How hard it can be to come to a place of utter dependence on God, especially when He doesn't seem to provide any answers or certainty! There’s a lesser-known poem by George Herbert that touches on this very experience: “Perseverance,” an English poem found only in what scholars have titled the "Williams manuscript." Here is "Perseverance," taken from both the Wilcox and Hutchinson editions* of Herbert’s works. (I have modernized the spelling, which originally included Herbert’s abbreviations):

My God, the poor expressions of my Love
Which warm these lines, and serve them up to thee
Are so, as for the present, I did move
            Or rather as thou movest me.

But what shall issue, whether these my words
Shall help another, but my judgment be;
As a burst fowling-piece doth save the birds
            But kill the man, is sealed with thee.

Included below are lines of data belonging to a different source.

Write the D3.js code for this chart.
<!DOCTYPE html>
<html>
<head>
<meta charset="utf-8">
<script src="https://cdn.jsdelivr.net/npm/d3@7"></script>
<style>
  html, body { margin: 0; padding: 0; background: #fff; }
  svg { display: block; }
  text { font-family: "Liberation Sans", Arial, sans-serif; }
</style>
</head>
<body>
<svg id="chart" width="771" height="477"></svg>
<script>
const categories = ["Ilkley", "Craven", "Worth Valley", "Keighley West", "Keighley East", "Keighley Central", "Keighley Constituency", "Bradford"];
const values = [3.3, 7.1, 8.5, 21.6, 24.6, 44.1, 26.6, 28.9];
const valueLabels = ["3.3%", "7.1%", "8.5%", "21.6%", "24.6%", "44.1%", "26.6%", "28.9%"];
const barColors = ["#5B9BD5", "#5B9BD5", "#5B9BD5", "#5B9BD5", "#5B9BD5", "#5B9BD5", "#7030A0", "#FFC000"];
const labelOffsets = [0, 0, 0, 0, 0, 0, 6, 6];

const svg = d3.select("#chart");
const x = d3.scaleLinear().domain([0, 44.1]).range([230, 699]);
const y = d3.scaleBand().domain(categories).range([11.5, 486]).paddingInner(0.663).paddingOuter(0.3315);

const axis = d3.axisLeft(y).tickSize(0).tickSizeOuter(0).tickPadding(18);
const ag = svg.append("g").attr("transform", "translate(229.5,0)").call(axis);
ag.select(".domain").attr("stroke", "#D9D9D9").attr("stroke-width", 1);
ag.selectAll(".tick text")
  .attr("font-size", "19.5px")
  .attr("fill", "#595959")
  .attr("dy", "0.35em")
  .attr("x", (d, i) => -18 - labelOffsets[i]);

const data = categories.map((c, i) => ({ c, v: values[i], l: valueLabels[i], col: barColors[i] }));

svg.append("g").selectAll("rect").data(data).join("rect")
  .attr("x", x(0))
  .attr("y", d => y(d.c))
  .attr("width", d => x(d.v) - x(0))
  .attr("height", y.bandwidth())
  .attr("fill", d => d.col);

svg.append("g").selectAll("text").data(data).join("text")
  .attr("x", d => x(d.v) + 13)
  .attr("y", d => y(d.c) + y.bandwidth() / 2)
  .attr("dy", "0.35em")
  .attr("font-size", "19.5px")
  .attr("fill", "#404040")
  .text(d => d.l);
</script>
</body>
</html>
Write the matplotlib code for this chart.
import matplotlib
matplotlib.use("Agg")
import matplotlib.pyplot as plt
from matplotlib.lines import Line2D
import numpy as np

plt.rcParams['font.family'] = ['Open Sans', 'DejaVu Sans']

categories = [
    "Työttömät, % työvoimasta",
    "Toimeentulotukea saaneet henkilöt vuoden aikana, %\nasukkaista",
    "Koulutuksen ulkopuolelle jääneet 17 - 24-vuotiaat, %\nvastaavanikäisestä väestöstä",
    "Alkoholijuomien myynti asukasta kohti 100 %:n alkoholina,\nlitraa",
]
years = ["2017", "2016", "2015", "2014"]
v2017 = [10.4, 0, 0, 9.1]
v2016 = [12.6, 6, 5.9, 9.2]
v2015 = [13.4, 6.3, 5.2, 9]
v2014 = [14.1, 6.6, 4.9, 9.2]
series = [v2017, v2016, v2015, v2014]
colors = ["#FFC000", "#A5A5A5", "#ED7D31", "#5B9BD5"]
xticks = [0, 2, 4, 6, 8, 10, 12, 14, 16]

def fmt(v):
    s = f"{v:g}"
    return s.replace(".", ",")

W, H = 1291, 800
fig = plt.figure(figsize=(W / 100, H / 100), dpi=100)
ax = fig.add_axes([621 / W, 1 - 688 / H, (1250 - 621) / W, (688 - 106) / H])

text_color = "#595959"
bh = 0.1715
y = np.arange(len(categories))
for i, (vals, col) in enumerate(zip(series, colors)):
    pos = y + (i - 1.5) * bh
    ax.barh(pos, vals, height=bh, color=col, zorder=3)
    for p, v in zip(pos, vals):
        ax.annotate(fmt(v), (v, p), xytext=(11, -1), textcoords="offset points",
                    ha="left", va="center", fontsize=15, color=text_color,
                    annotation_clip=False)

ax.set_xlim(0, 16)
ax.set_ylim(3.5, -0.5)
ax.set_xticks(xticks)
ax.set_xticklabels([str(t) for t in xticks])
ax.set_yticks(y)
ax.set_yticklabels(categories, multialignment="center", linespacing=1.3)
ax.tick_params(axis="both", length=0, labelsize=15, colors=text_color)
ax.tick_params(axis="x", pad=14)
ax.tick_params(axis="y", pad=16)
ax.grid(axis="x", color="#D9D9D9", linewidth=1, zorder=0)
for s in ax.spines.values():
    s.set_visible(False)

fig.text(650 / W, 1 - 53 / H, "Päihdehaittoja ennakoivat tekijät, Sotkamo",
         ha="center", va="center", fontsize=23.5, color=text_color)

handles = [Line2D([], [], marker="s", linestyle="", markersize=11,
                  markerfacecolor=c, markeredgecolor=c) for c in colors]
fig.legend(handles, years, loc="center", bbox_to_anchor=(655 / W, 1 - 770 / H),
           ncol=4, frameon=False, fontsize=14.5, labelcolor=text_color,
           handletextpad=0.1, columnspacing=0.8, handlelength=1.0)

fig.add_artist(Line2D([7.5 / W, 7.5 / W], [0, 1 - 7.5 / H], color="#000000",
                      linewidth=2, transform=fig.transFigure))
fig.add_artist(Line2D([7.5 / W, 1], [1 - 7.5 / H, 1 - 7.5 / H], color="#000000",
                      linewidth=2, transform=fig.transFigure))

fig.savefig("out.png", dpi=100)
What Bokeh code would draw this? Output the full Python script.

For who can tell, though thou hast died to win
And wed my soul in glorious paradise,
Whether my many crimes and use of sin
May yet forbid the banes [banns] and bliss?

Only my soul hangs on thy promises
With face and hands clinging unto thy breast,
Clinging and crying, crying without cease,
                             Thou art my rock, thou art my rest.
  
As in “Dullness,” Herbert’s speaker is again concerned about his poetic output, only this time his sensitive conscience worries about whether his well-intentioned efforts might lead someone else astray and, in the speaker’s worst fear, damn him (the speaker) in the process. This poem feels "raw" to me in its emotion as it expresses these fears. In fact, Wilcox notes that the first definition for “expressions” (line 1) given in the Oxford English Dictionary is the literal one: “squeezings out under pressure.”

Herbert’s speaker is in a state of suspension as he presents himself in relation to his Lord in 3 metaphorical contexts: as poet-servant “serving up” his poems as an offering, as bride having been promised to the Bridegroom, and as a crying baby at his mother's  (possibly Father's) breast. In none of these scenarios does God respond to the speaker's fears. 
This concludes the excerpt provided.